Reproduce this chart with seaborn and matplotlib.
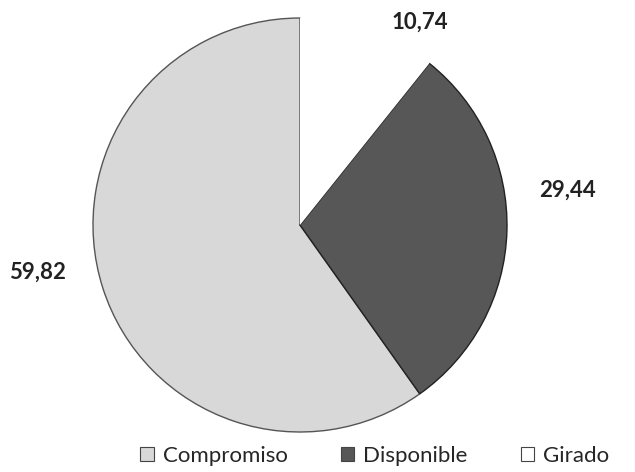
import matplotlib.pyplot as plt
import matplotlib.patches as mpatches
import seaborn as sns

categories = ['Compromiso', 'Disponible', 'Girado']
values = [59.82, 29.44, 10.74]
value_labels = [f'{v:.2f}'.replace('.', ',') for v in values]
# where each value label sits, in pie radius units
label_pos = [(-1.27, -0.23), (1.29, 0.17), (0.58, 0.98)]

sns.set_theme(style='white')
plt.rcParams['font.family'] = ['Lato', 'DejaVu Sans']

colors = sns.color_palette(['#d8d8d8', '#575757', '#ffffff'])
edges = ['#555555', '#222222', 'none']

fig = plt.figure(figsize=(6.35, 4.72), dpi=100)
ax = fig.add_axes([0, 0, 1, 1])

wedges, texts = ax.pie(values, labels=value_labels, colors=colors,
                       startangle=90, counterclock=True,
                       textprops={'fontsize': 16, 'fontweight': 'bold', 'color': '#222222'})
for w, ec in zip(wedges, edges):
    w.set_edgecolor(ec)
    w.set_linewidth(1.0)
for t, p in zip(texts, label_pos):
    t.set_position(p)
    t.set_ha('center')
    t.set_va('center')

ax.set_xlim(-300 / 207, 335 / 207)
ax.set_ylim(-(472 - 225) / 207, 225 / 207)
ax.set_aspect('auto')
ax.axis('off')

handles = [mpatches.Patch(facecolor=c, edgecolor='#444444', linewidth=0.8) for c in colors]
fig.legend(handles, categories, loc='lower center', ncol=3, frameon=False,
           fontsize=16, handlelength=0.6, handleheight=0.6, columnspacing=2.4,
           handletextpad=0.4, bbox_to_anchor=(0.59, -0.03))

fig.savefig('out.png', dpi=100)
================================
→ **GIVEN EXERCISE**:
Repeat the lines of the listing above verbatim, beginning at its first line and ending at the line containing "import seaborn as sns", which is included. Omit pictures.

→ **RESPONSE FOR THIS EXERCISE**:
Reproduce this chart with seaborn and matplotlib.
import matplotlib.pyplot as plt
import matplotlib.patches as mpatches
import seaborn as sns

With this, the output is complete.